In 1976 Ryman introduced visible custom-made fasteners to connect his paintings directly to the wall. Appearing for the first time on his pastel drawings on plexiglass, these fasteners are in some respects a further development of the adhesive strips of 1968, but without their practical purpose. The devices are designed by the artist and have both functional and compositional roles, taking into account scale and shape, colour and light reflectiveness; some are steel, some cadmium and others black oxide. With Arena the fasteners serve to angle the work so it appears larger and seems to intrude into the viewer’s space. Ryman steadily and increasingly varied the possibilities, and until 1980 no paintings were made without fasteners.
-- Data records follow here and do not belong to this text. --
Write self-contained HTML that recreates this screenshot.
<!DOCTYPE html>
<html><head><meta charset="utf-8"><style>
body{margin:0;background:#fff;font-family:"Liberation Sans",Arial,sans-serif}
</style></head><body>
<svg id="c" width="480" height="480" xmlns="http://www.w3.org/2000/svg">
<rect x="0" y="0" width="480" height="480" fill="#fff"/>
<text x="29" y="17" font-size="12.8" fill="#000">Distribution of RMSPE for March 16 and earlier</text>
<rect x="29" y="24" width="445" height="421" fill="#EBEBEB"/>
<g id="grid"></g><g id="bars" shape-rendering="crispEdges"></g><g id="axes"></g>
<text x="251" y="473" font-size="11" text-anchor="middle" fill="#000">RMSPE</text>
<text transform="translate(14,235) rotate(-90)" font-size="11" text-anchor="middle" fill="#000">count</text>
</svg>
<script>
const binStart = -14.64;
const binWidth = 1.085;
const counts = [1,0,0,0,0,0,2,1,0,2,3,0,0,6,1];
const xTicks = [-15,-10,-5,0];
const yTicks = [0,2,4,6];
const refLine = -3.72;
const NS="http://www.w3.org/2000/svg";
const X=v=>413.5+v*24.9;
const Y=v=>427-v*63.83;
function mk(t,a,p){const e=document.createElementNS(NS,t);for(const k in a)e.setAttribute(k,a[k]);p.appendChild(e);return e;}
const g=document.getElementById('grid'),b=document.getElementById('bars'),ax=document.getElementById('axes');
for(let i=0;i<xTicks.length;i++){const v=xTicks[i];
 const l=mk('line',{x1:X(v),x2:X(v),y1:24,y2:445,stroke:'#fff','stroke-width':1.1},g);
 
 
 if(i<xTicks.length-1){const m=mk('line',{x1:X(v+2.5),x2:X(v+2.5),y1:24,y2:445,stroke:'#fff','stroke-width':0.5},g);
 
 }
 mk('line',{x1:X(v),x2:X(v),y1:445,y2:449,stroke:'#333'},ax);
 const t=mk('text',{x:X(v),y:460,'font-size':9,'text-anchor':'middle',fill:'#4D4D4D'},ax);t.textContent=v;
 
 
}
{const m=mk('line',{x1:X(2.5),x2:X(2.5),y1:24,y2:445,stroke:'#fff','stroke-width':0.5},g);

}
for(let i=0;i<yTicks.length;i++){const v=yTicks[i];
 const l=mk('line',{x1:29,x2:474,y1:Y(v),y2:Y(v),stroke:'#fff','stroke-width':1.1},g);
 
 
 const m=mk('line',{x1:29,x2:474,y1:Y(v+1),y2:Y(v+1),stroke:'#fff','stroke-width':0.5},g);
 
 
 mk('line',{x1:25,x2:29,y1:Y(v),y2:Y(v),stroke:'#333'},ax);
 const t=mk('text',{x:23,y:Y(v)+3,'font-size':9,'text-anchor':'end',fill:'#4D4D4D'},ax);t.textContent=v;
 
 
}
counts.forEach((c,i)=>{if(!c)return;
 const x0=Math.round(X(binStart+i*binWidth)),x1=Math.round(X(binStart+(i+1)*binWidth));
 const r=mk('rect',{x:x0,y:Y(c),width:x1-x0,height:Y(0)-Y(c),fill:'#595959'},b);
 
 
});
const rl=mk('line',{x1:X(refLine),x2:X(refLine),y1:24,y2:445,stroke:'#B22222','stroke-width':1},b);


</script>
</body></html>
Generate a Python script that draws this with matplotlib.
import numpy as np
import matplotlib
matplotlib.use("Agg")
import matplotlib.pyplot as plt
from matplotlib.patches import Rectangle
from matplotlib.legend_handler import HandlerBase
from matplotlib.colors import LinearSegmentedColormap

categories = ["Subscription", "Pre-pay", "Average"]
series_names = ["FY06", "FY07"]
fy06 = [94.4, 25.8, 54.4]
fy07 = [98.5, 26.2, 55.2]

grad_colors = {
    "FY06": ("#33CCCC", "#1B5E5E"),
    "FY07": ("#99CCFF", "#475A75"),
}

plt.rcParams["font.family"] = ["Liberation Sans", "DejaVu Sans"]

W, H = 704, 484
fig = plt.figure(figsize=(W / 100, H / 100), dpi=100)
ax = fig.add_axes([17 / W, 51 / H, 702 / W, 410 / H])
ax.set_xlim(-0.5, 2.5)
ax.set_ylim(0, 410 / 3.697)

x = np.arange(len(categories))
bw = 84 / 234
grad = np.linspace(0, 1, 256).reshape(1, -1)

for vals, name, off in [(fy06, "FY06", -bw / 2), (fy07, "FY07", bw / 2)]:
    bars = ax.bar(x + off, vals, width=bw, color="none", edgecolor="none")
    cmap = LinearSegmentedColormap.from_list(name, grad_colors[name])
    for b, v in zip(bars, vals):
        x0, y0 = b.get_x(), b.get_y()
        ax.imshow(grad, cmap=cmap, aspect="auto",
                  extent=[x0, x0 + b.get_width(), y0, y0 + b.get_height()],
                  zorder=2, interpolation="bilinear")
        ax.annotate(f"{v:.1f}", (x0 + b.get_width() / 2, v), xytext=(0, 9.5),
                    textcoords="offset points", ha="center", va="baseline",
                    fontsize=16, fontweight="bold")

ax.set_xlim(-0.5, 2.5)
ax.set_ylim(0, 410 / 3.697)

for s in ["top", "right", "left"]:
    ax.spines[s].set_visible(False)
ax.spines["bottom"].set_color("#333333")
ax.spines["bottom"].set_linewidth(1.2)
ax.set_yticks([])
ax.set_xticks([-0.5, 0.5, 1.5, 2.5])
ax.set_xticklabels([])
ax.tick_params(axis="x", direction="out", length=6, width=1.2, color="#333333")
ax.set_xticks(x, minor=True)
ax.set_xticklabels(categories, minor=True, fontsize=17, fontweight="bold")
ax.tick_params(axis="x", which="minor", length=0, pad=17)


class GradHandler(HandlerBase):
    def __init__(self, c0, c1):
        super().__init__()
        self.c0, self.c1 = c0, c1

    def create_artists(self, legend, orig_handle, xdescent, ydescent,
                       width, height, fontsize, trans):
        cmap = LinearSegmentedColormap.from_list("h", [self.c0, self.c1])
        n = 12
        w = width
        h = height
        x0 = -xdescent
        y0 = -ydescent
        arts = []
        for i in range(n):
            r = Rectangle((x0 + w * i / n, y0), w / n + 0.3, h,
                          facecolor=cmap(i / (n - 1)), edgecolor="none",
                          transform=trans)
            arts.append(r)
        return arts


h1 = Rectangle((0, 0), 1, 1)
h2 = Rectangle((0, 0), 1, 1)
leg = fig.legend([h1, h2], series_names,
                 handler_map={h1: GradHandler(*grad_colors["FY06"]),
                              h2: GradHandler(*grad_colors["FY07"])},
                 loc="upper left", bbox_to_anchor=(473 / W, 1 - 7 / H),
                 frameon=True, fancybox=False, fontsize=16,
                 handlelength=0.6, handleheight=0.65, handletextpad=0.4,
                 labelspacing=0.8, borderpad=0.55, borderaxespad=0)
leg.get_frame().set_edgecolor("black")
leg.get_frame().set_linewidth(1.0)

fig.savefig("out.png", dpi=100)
Pictorial complexity, as Alfred Pacquement points out, is achieved with an ‘extremely restricted vocabulary’.
 Ryman, statements 1969 and 1979, in Art in process: the visual development of a collage, Finch College Museum of Art, New York, 1967 and interview with Barbaralee Diamonstein in Inside New York’s art world, Rizzoli, New York, 1979, p 332, quoted in Robert Storr, Robert Ryman, Tate Gallery, London, 1993, p 18.
 Robert Ryman, Stedelijk Museum, Amsterdam, 1974, quoted in Robert Ryman, Dia Art Foundation, New York, 1988, p 24.
 Storr, pp 9–10.
 Embassy I 1976 is oil and acrylic on acrylic sheet. Ryman drilled into the plexiglass, using black oxide steel fasteners to attach it to the wall; Crex Collection, Hallen für neue Kunst, Schaffhausen. In another related work, Advance 1976―oil on blue Acrylivin with vinyl, Elvacite and sanded plexiglass fasteners with cadmium bolts―strips of plastic sheet strap the work to the wall, while providing a subtle framing device; Collection Franz Meyer.